There is a biting irony to an Appropriations Hearing on Interoperability that no one can listen to.
Today, three senior DHS leaders, Dr. David Boyd of the Science & Technology Directorate; Chris Essid of the Office of Emergency Communications; and Ross Ashley of FEMA’s Grants Office went before the US House of Representative’s Homeland Security Appropriations Subcommittee to testify about the state of the nation’s interoperability.
If you went to watch the hearing via Webcast as I did, you found the sound as well as the accompanying video feed to be, shall we say, … “un- interoperable” for significant portions of the hearing. As frustrating as this was in trying to cover the witness testimony and the Q&A with Members, the irony that a hearing on communications interoperability was barely visible or audible for significant portions of its deliberations was not lost on me. It would seem that it’s not just DHS or first-responders that have an issue in communications reliability or equipment problems…
As for the hearing itself, it’s a safe bet that whenever there is a homeland security related issue hearing in the House or Senate, whether it be full Committee or one of the numerous Subcommittees, the word “interoperability” will be used at least once. What the word “interoperability” means has even become a source for debate. DHS Sec. Napolitano stated in her January confirmation hearing and her recent testimony before the House Homeland Committee that she wants the Department to re-examine what interoperability means and who should be talking to who and when. Paraphrasing her words, “Not everybody needs to be talking to one another at the same time.” It was a theme echoed by several of the Subcommittee’s Members during today’s hearing as well.
In their oral testimony, all three of the DHS witnesses went talked at length about their respective offices’ performance to date offering a range of metrics and statistics to support their testimony. Probably the most impressive of the shared statistics was offered by Mr. Ashley when he explained that of all of the expenditures that DHS’ grant dollars have funded to date, the overwhelming majority of the dollars spent have gone into communications interoperability.
That spending fact and the number of years this issue has been wrestled with was not lost on Members of the Subcommittee who peppered the witnesses with a number of questions that boil down to the following:
• Why aren’t we making faster progress?
• What’s the delay?
• Why haven’t we fixed this situation?
• Why aren’t we learning our lessons after each incident?
• Who’s in charge?
Regardless of the facts, answers or demonstrable metrics the DHS witnesses offered, the frustration of the Members on this issue remains significant. Probably best capturing these sentiments were the words of Ranking Member, Rep. Hal Rogers (R-KY), “What the hell are we doing?” and “I have an old saying, ‘Plan your work and work your plan,’ but no one seems to be working the plan.”

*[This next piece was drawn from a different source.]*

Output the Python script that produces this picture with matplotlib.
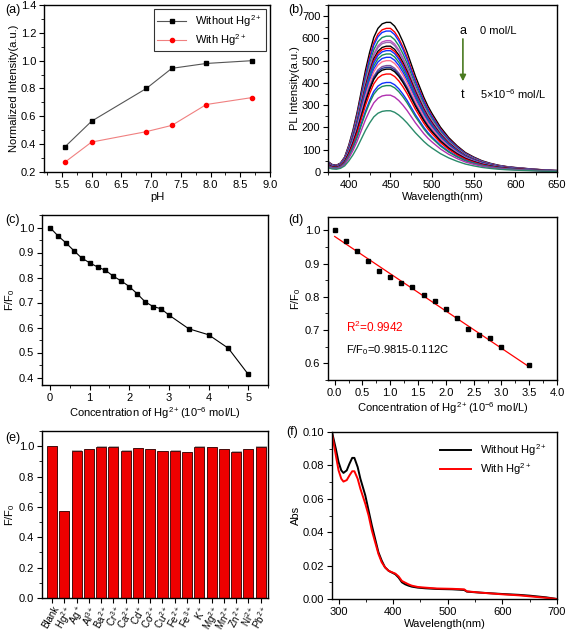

For all of their valiant efforts, Boyd, Essid and Ashley still found themselves in the traditional position of being the wide receivers corps for the javelin throwers catching a number of pointed questions that wanted to know why their community was not getting certain dollars; why certain solutions developed in their districts were not being actively promoted by the DHS; why communications certain states/districts/rural areas had not been fixed, and so forth.
They even had to dance around the loaded question posed by Rep. Nita Lowey (D-NY) who in an effort to get the DHS witnesses to endorse her efforts (and soon to be introduced legislation) to consolidate the Department’s interoperability functions into one office. It was her belief that the present location of the Office of Emergency Communications with the Cyber Division of the National Protection and Plans Directorate (NPPD) prevented the issue from getting the visibility, attention and resources it needed to be effective.
While the hearing was not overtly acrimonious or nasty (except for my four-letter words in dealing with the hearing’s webcast’s “interoperability”), it was obvious that patience is very thin on this subject. That is more than understandable when over $100 billion has been invested in interoperability (a figure Dr. Boyd offered in his testimony) yet the communications challenges continue to persist.
While patience may be thin, it’s a safe bet that a lot more money is going to be spent on this issue with the forthcoming Appropriations bill. It’s probably an even safer bet that the same questions and probably many of the same answers will be repeated next year as well.
Who knows, maybe next year will be different? Maybe the Committee’s Webcast will be fully interoperable the next year when they gather to talk about this issue so everyone can hear it.